Even if I had the greatest of education this would have no weight, IF what I was doing with what I knew, was to live in the same debt pit, those without an education were living. May I say here, education does not necessarily mean a formal or fancy high dollar education; Jim Rohn says: “A formal education can make you a living, but self-education can make you a fortune. Anyone can be self-educated.”

Bottom line, this is what people do when they make money: they live to or above their income levels regardless of what those levels may be; and while living to their level of income their desires become mistaken as needs. Needs are like weeds if they are left unchecked; they will grow and choke out the good plants. Remember in the seed sowing principle how the seed took root and grew up and bore fruit, but if you left the weeds growing around your good plants you may not be able to get to the fruit due to the weeds and thorns. Your so called needs will grow in the same manner as weeds if left unchecked. In order to overcome this you must object and disprove of whatever it is that allows these needs/weeds to grow. You must come to the realization there are limitations to what you can do with what you have or what you are given. You will never be able to satisfy all of your desires for lack of time, energy, money, etc. Pull up these need/weeds as quickly as you recognize them and you will find yourself beginning to control your expenditures.
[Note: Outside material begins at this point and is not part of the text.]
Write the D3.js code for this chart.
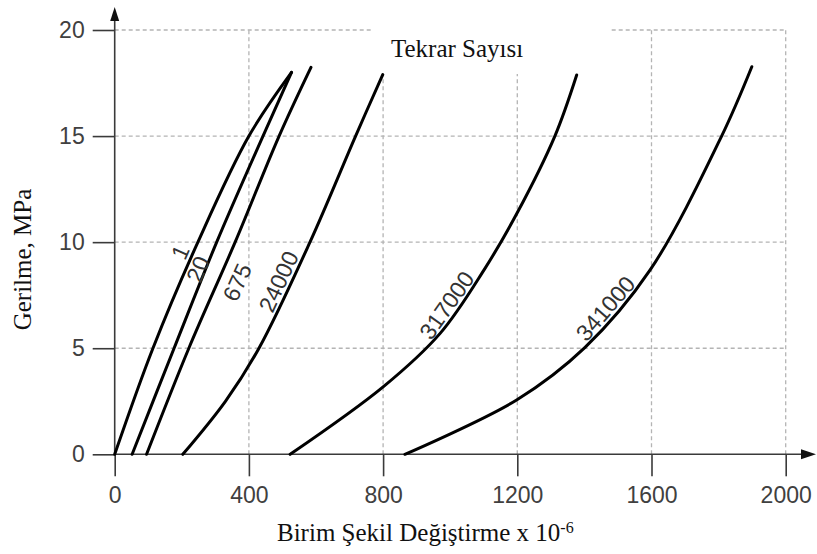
<!DOCTYPE html>
<html>
<head>
<meta charset="utf-8">
<script src="https://cdn.jsdelivr.net/npm/d3@7"></script>
<style>
  html, body { margin: 0; padding: 0; background: #fff; }
  svg { display: block; }
</style>
</head>
<body>
<svg id="chart" width="817" height="554"></svg>
<script>
// Stress–strain curves of a material under repeated loading
// (strain in micro-strain, stress in MPa), one curve per cycle count.
const strainTicks = [0, 400, 800, 1200, 1600, 2000];
const stressTicks = [0, 5, 10, 15, 20];
const cycleLabels = ["1", "20", "675", "24000", "317000", "341000"];

const curve1      = [[0, 0], [114, 5], [248, 10], [400, 15], [527, 18]];
const curve20     = [[52, 0], [177, 5], [304, 10], [442, 15], [527, 18]];
const curve675    = [[95, 0], [221, 5], [359, 10], [490, 15], [585, 18.24]];
const curve24000  = [[203, 0], [330, 2.5], [430, 5], [582, 10], [718, 15], [799, 17.9]];
const curve317000 = [[523, 0], [801, 3.19], [970, 5.7], [1100, 8.67], [1199, 11.36], [1312, 15], [1377, 17.88]];
const curve341000 = [[865, 0], [1198, 2.56], [1402, 5.04], [1596, 8.69], [1809, 15], [1899, 18.27]];

// stress level on each curve where its cycle count is written
const labelStress = [9.3, 8.6, 8.45, 7.9, 6.7, 6.5];

const curves = [curve1, curve20, curve675, curve24000, curve317000, curve341000];

// baseline offset of each label across its curve (negative: upper-left side)
const labelOffset = [-4, 1, 26, -4, -4, -4];

const svg = d3.select("#chart");

const x = d3.scaleLinear().domain([0, 2000]).range([114.7, 785.7]);
const y = d3.scaleLinear().domain([0, 20]).range([454.3, 30]);

const axisColor = "#3a3a3a";
const gridColor = "#b4b4b4";

// grid
const grid = svg.append("g").attr("class", "grid");
grid.selectAll("line.v")
  .data(strainTicks.filter(d => d > 0))
  .join("line")
  .attr("class", "v")
  .attr("x1", d => x(d)).attr("x2", d => x(d))
  .attr("y1", y(0)).attr("y2", y(20))
  .attr("stroke", gridColor).attr("stroke-width", 1.3)
  .attr("stroke-dasharray", "4 3");
grid.selectAll("line.h")
  .data(stressTicks.filter(d => d > 0))
  .join("line")
  .attr("class", "h")
  .attr("x1", x(0)).attr("x2", x(2000))
  .attr("y1", d => y(d)).attr("y2", d => y(d))
  .attr("stroke", gridColor).attr("stroke-width", 1.3)
  .attr("stroke-dasharray", "4 3");

// title block sits over the grid
svg.append("rect")
  .attr("x", 373).attr("y", 24).attr("width", 237).attr("height", 50)
  .attr("fill", "#fff");
svg.append("text")
  .attr("x", 391).attr("y", 56.5)
  .attr("font-family", "'Liberation Serif', 'Times New Roman', serif")
  .attr("font-size", 25)
  .attr("fill", "#111")
  .text("Tekrar Sayısı");

// axes with ticks
const tickFont = "'Liberation Sans', Arial, sans-serif";
const fmt = d3.format("d");
const yAxis = svg.append("g")
  .attr("transform", `translate(${x(0)},0)`)
  .call(d3.axisLeft(y).tickValues(stressTicks).tickFormat(fmt)
    .tickSize(22).tickPadding(8).tickSizeOuter(0));
const xAxis = svg.append("g")
  .attr("transform", `translate(0,${y(0)})`)
  .call(d3.axisBottom(x).tickValues(strainTicks).tickFormat(fmt)
    .tickSize(22).tickPadding(10).tickSizeOuter(0));
[yAxis, xAxis].forEach(a => {
  a.select(".domain").remove();
  a.selectAll(".tick line").attr("stroke", axisColor).attr("stroke-width", 1.6);
  a.selectAll(".tick text")
    .attr("font-family", tickFont).attr("font-size", 23).attr("fill", "#404040");
});

// axis lines with arrow heads
svg.append("line")
  .attr("x1", x(0)).attr("x2", x(0)).attr("y1", y(0)).attr("y2", 18)
  .attr("stroke", axisColor).attr("stroke-width", 1.6);
svg.append("path")
  .attr("d", `M${x(0)},7 L${x(0) - 4.5},21 L${x(0) + 4.5},21 Z`)
  .attr("fill", "#111");
svg.append("line")
  .attr("x1", x(0)).attr("x2", 803).attr("y1", y(0)).attr("y2", y(0))
  .attr("stroke", axisColor).attr("stroke-width", 1.6);
svg.append("path")
  .attr("d", `M816,${y(0)} L801,${y(0) - 5} L801,${y(0) + 5} Z`)
  .attr("fill", "#111");

// curves
const line = d3.line()
  .x(d => x(d[0]))
  .y(d => y(d[1]))
  .curve(d3.curveCatmullRom.alpha(0.5));

const curveG = svg.append("g");
const paths = curveG.selectAll("path")
  .data(curves)
  .join("path")
  .attr("d", line)
  .attr("fill", "none")
  .attr("stroke", "#000")
  .attr("stroke-width", 3)
  .attr("stroke-linecap", "round");

// cycle-count labels written along each curve
const labelG = svg.append("g");
paths.each(function (d, i) {
  const node = this;
  const total = node.getTotalLength();
  const targetY = y(labelStress[i]);
  let lo = 0, hi = total;
  for (let k = 0; k < 40; k++) {
    const mid = (lo + hi) / 2;
    if (node.getPointAtLength(mid).y > targetY) lo = mid; else hi = mid;
  }
  const L = (lo + hi) / 2;
  const p = node.getPointAtLength(L);
  const a = node.getPointAtLength(Math.max(0, L - 3));
  const b = node.getPointAtLength(Math.min(total, L + 3));
  const angle = Math.atan2(b.y - a.y, b.x - a.x) * 180 / Math.PI;
  labelG.append("text")
    .attr("transform", `translate(${p.x},${p.y}) rotate(${angle})`)
    .attr("x", 0)
    .attr("y", labelOffset[i])
    .attr("text-anchor", "middle")
    .attr("font-family", tickFont)
    .attr("font-size", 23)
    .attr("fill", "#333")
    .text(cycleLabels[i]);
});

// axis titles
const serif = "'Liberation Serif', 'Times New Roman', serif";
svg.append("text")
  .attr("transform", `translate(31,259.5) rotate(-90)`)
  .attr("text-anchor", "middle")
  .attr("font-family", serif).attr("font-size", 25).attr("fill", "#111")
  .text("Gerilme, MPa");
const xt = svg.append("text")
  .attr("x", 277).attr("y", 541)
  .attr("font-family", serif).attr("font-size", 25).attr("fill", "#111");
xt.append("tspan").text("Birim Şekil Değiştirme x 10");
xt.append("tspan").attr("font-size", 16).attr("dy", -8).text("-6");
</script>
</body>
</html>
I talked about a budget sheet in part one. If you were to put a budget sheet together through which you could analyze your spending habits you will find where and what you can cut from your supposed ‘needs/weeds.’ This will help you learn what your habits are as well as what you can do to change or adapt those habits to save money. What you will see is many of ‘your needs’ are really only desires. You will find the majority of your money is being spent on things that depreciate rather
than appreciate. Protest to the contrary to make sure each dollar is purchasing something that appreciates in value. Learn to use the budget sheet to help you keep the need/weeds from growing. This budget sheet will shine the light on what is and isn’t necessary.

In closing I am reminded of a story of a friend who was invited to have lunch with a very wealthy person at this person’s country club. Although both were handed menus, only my friend took the time to look. The waiter asked my friend what he wanted; as if looking for approval he looked at this wealthy person who told him to order anything he wanted. My friend ordered a whole slew of expensive food. When the waiter looked at the man of wealth he asked if it was going to be his usual half sandwich and soup of the day. The wealthy man answered yes.

My friend was stunned. He felt very uncomfortable so, gathering up the nerve he finally asked the wealthy man why he didn’t order more. The wealthy man’s answer was simple; he didn’t need any more than he had ordered. My friend learned something profound that day and it was this: just because you have the ability to order whatever you want it doesn’t mean you need it. The wealthy person could have ordered anything or everything on the menu, but he couldn’t have eaten it and he knew it. It would have been a waste of food and energy on many levels. This is called living a fasted life. This fasted life is what will help build your savings quicker than most anything you will ever do.